#### TASK OBJECTIVE
Pictures in the data below are not part of the copy; transcribe everything else exactly.

--------------------

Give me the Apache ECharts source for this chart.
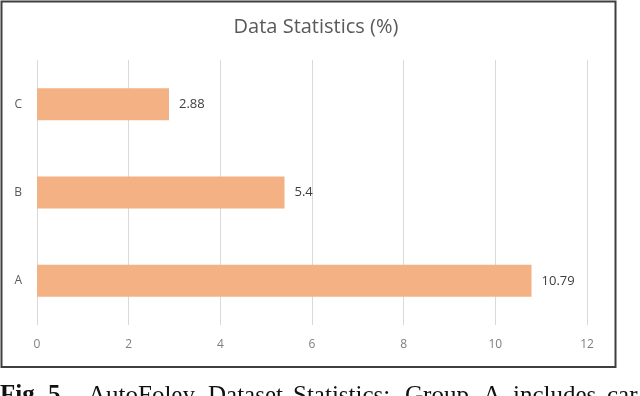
<!DOCTYPE html>
<html>
<head>
<meta charset="utf-8">
<script src="https://cdn.jsdelivr.net/npm/echarts@6/dist/echarts.min.js"></script>
<style>
  html, body { margin: 0; padding: 0; background: #fff; }
  #chart { width: 640px; height: 396px; }
</style>
</head>
<body>
<div id="chart"></div>
<script>
  // data
  var groups = ['A', 'B', 'C']
  var percents = [10.79, 5.4, 2.88]
  var ticks = [0, 2, 4, 6, 8, 10, 12]

  // caption words, laid out like the justified line in the paper
  var captionWords = [
    { t: 'Fig.', x: 0, bold: true },
    { t: '5.', x: 48, bold: true },
    { t: 'AutoFoley', x: 88 },
    { t: 'Dataset', x: 208 },
    { t: 'Statistics:', x: 293 },
    { t: 'Group', x: 405 },
    { t: 'A', x: 483 },
    { t: 'includes', x: 513 },
    { t: 'car', x: 607 }
  ]

  var chart = echarts.init(document.getElementById('chart'))

  var graphics = [
    {
      type: 'rect',
      shape: { x: 1.5, y: 1.5, width: 614, height: 365.5 },
      style: { fill: 'none', stroke: '#3f3f3f', lineWidth: 2 },
      silent: true
    }
  ]
  captionWords.forEach(function (w) {
    graphics.push({
      type: 'text',
      x: w.x,
      y: 396,
      style: {
        text: w.t,
        font: (w.bold ? 'bold ' : '') + '25px "Liberation Serif", "Times New Roman", serif',
        fill: '#111',
        textVerticalAlign: 'middle'
      },
      silent: true
    })
  })

  var option = {
    backgroundColor: '#fff',
    animation: false,
    title: {
      text: 'Data Statistics (%)',
      left: 311,
      top: 12,
      textAlign: 'center',
      textStyle: {
        fontFamily: 'Open Sans',
        fontSize: 20,
        fontWeight: 'normal',
        color: '#595959'
      }
    },
    grid: {
      left: 37,
      right: 53,
      top: 60,
      bottom: 71
    },
    xAxis: {
      type: 'value',
      min: ticks[0],
      max: ticks[ticks.length - 1],
      interval: 2,
      axisLine: { show: false },
      axisTick: { show: false },
      splitLine: { lineStyle: { color: '#d9d9d9', width: 1 } },
      axisLabel: {
        margin: 14,
        color: '#7f7f7f',
        fontFamily: 'Open Sans',
        fontSize: 12
      }
    },
    yAxis: {
      type: 'category',
      data: groups,
      axisLine: { show: false },
      axisTick: { show: false },
      axisLabel: {
        margin: 15,
        color: '#595959',
        fontFamily: 'Open Sans',
        fontSize: 12
      }
    },
    series: [
      {
        type: 'bar',
        data: percents,
        barWidth: 32,
        itemStyle: { color: '#f4b183' },
        label: {
          show: true,
          position: 'right',
          distance: 10,
          color: '#404040',
          fontFamily: 'Open Sans',
          fontSize: 13
        }
      }
    ],
    graphic: graphics
  }

  chart.setOption(option)
</script>
</body>
</html>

--------------------

#### FINISHED TASK
Give me the Apache ECharts source for this chart.
<!DOCTYPE html>
<html>
<head>
<meta charset="utf-8">
<script src="https://cdn.jsdelivr.net/npm/echarts@6/dist/echarts.min.js"></script>
<style>
  html, body { margin: 0; padding: 0; background: #fff; }
  #chart { width: 640px; height: 396px; }
</style>
</head>
<body>
<div id="chart"></div>
<script>
  // data
  var groups = ['A', 'B', 'C']
  var percents = [10.79, 5.4, 2.88]
  var ticks = [0, 2, 4, 6, 8, 10, 12]

  // caption words, laid out like the justified line in the paper
  var captionWords = [
    { t: 'Fig.', x: 0, bold: true },
    { t: '5.', x: 48, bold: true },
    { t: 'AutoFoley', x: 88 },
    { t: 'Dataset', x: 208 },
    { t: 'Statistics:', x: 293 },
    { t: 'Group', x: 405 },
    { t: 'A', x: 483 },
    { t: 'includes', x: 513 },
    { t: 'car', x: 607 }
  ]

  var chart = echarts.init(document.getElementById('chart'))

  var graphics = [
    {
      type: 'rect',
      shape: { x: 1.5, y: 1.5, width: 614, height: 365.5 },
      style: { fill: 'none', stroke: '#3f3f3f', lineWidth: 2 },
      silent: true
    }
  ]
  captionWords.forEach(function (w) {
    graphics.push({
      type: 'text',
      x: w.x,
      y: 396,
      style: {
        text: w.t,
        font: (w.bold ? 'bold ' : '') + '25px "Liberation Serif", "Times New Roman", serif',
        fill: '#111',
        textVerticalAlign: 'middle'
      },
      silent: true
    })
  })

  var option = {
    backgroundColor: '#fff',
    animation: false,
    title: {
      text: 'Data Statistics (%)',
      left: 311,
      top: 12,
      textAlign: 'center',
      textStyle: {
        fontFamily: 'Open Sans',
        fontSize: 20,
        fontWeight: 'normal',
        color: '#595959'
      }
    },
    grid: {
      left: 37,
      right: 53,
      top: 60,
      bottom: 71
    },
    xAxis: {
      type: 'value',
      min: ticks[0],
      max: ticks[ticks.length - 1],
      interval: 2,
      axisLine: { show: false },
      axisTick: { show: false },
      splitLine: { lineStyle: { color: '#d9d9d9', width: 1 } },
      axisLabel: {
        margin: 14,
        color: '#7f7f7f',
        fontFamily: 'Open Sans',
        fontSize: 12
      }
    },
    yAxis: {
      type: 'category',
      data: groups,
      axisLine: { show: false },
      axisTick: { show: false },
      axisLabel: {
        margin: 15,
        color: '#595959',
        fontFamily: 'Open Sans',
        fontSize: 12
      }
    },
    series: [
      {
        type: 'bar',
        data: percents,
        barWidth: 32,
        itemStyle: { color: '#f4b183' },
        label: {
          show: true,
          position: 'right',
          distance: 10,
          color: '#404040',
          fontFamily: 'Open Sans',
          fontSize: 13
        }
      }
    ],
    graphic: graphics
  }

  chart.setOption(option)
</script>
</body>
</html>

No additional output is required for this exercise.